Written instruction:
With all pictures omitted, return verbatim the lines from the beginning of the records below through the line containing "integrity = [5.4, 8.7, 2.7, 4.3, 3.7]".
####
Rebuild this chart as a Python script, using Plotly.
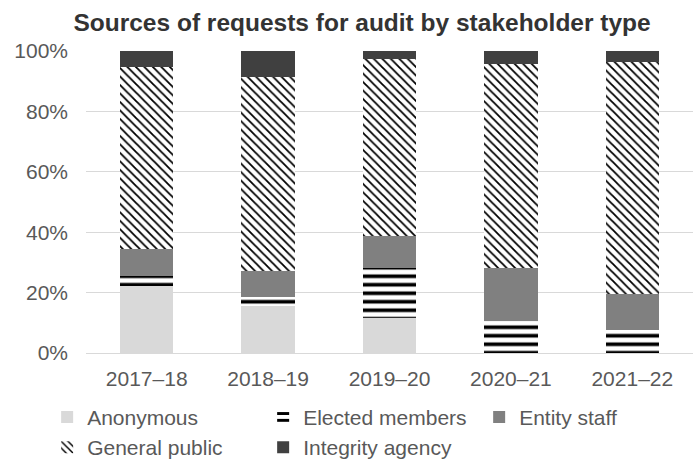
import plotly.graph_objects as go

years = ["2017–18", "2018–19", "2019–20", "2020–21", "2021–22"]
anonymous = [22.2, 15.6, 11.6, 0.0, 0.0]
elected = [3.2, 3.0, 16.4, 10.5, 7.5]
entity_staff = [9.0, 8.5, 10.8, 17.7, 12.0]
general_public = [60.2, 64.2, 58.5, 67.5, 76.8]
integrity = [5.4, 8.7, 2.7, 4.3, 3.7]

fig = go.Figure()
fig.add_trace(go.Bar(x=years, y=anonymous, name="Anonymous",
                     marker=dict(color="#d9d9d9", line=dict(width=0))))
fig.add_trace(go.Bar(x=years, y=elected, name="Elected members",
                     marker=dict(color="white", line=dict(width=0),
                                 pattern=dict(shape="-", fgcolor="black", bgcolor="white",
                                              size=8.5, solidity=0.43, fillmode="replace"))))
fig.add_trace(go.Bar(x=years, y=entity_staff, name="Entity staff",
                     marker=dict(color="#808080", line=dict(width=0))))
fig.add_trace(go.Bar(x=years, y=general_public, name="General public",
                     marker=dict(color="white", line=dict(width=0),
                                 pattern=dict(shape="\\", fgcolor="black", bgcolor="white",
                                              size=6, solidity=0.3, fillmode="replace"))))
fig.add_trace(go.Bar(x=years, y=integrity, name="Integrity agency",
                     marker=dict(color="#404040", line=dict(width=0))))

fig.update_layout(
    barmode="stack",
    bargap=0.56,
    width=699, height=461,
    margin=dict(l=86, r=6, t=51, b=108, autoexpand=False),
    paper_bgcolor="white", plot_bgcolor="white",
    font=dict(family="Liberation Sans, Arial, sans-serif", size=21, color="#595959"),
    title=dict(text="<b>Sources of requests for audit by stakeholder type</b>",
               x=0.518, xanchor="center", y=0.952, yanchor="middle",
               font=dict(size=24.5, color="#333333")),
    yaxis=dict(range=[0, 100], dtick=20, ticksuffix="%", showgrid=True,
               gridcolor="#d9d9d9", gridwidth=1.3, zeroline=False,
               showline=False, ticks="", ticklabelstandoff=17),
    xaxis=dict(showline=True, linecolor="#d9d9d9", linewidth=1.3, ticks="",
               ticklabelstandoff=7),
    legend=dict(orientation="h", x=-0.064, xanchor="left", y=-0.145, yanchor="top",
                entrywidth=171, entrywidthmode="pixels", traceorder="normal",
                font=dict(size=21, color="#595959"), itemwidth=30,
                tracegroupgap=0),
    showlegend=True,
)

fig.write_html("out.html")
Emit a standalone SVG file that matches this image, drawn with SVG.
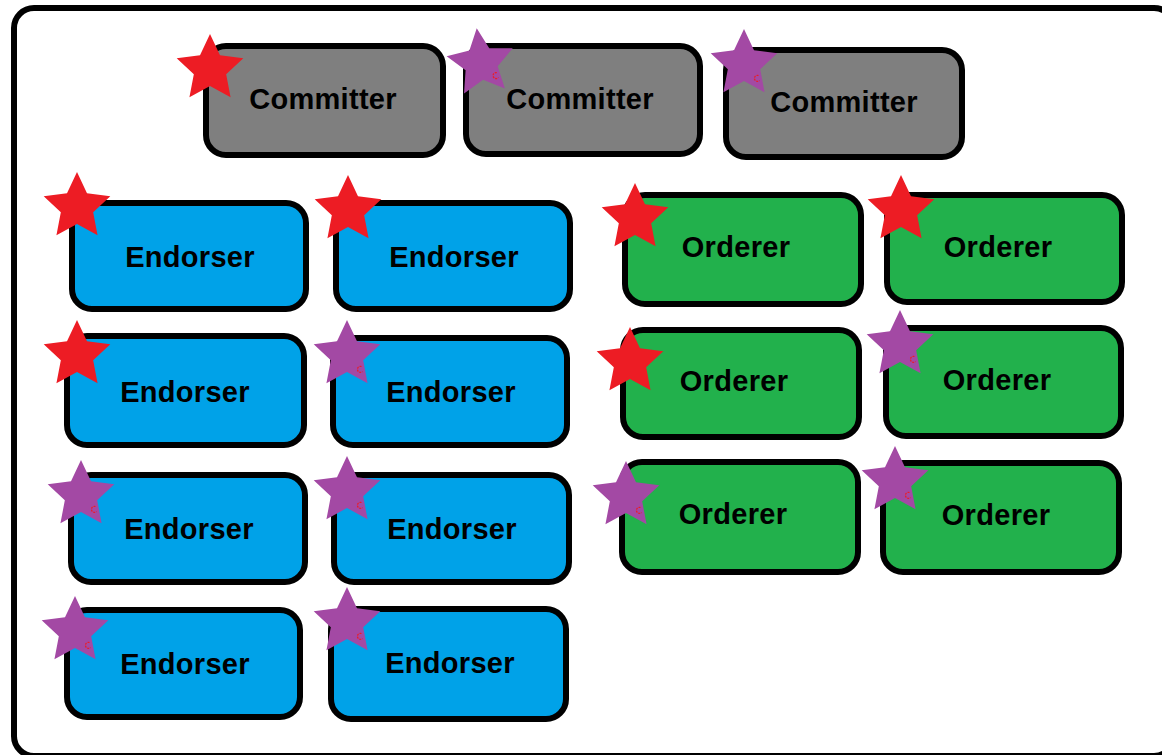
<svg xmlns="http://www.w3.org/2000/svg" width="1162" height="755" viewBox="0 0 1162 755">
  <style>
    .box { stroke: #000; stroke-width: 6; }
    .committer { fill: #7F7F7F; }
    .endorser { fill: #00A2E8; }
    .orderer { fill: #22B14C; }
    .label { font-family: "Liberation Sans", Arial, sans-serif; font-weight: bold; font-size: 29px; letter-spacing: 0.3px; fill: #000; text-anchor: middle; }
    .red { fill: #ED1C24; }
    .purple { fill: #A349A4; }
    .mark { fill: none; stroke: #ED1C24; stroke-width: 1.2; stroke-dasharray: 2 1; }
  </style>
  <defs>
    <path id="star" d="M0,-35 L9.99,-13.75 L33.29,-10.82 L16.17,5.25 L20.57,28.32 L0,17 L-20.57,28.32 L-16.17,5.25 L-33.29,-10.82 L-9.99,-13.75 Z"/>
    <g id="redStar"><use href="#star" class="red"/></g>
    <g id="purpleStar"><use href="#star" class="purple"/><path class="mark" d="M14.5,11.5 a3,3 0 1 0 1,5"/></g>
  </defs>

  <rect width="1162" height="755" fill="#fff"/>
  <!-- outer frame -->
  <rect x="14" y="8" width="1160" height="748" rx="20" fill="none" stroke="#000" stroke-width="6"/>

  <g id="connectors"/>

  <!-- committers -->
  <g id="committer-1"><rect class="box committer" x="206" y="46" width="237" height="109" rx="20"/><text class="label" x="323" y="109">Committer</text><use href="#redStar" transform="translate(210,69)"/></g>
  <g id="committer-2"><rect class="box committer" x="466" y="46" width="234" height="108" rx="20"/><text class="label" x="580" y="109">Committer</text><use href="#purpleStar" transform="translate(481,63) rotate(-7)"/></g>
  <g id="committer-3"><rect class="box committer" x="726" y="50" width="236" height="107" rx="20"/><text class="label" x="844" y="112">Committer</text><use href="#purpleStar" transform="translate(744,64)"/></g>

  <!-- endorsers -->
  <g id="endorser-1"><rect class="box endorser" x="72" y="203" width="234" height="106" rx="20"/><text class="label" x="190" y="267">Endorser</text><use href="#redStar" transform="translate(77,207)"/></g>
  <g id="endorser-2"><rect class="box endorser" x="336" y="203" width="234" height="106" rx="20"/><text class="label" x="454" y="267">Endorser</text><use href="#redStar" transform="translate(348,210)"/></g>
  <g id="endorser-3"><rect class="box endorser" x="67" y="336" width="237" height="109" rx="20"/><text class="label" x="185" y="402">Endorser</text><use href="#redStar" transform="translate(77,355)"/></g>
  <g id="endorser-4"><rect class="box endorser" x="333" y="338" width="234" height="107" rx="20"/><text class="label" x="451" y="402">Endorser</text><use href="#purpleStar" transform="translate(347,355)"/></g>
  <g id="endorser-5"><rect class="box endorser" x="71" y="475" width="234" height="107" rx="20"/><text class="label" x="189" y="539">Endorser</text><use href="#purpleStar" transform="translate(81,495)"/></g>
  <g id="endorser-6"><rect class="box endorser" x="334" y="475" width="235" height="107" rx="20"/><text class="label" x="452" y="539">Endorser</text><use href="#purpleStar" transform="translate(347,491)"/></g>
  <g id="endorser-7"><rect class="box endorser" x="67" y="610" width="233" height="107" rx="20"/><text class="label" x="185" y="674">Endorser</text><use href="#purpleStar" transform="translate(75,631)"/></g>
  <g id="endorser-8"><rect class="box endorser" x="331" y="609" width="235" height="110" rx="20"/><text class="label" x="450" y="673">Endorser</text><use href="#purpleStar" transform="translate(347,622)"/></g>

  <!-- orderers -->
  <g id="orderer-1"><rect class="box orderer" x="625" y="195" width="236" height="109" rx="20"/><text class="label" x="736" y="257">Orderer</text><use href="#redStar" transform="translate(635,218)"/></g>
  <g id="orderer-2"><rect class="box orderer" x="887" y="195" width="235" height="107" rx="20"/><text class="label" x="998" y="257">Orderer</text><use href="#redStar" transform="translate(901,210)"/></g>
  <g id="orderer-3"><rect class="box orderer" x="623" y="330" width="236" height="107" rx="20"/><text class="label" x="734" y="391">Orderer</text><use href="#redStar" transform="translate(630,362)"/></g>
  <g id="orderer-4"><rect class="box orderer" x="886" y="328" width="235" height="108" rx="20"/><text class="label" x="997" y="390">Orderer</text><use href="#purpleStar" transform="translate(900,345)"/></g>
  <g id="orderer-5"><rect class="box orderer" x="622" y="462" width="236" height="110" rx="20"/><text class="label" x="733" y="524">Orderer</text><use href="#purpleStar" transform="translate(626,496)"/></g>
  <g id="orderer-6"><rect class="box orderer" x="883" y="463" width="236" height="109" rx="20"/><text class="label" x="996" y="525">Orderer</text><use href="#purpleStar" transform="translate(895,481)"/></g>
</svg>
####
Written response:
Rebuild this chart as a Python script, using Plotly.
import plotly.graph_objects as go

years = ["2017–18", "2018–19", "2019–20", "2020–21", "2021–22"]
anonymous = [22.2, 15.6, 11.6, 0.0, 0.0]
elected = [3.2, 3.0, 16.4, 10.5, 7.5]
entity_staff = [9.0, 8.5, 10.8, 17.7, 12.0]
general_public = [60.2, 64.2, 58.5, 67.5, 76.8]
integrity = [5.4, 8.7, 2.7, 4.3, 3.7]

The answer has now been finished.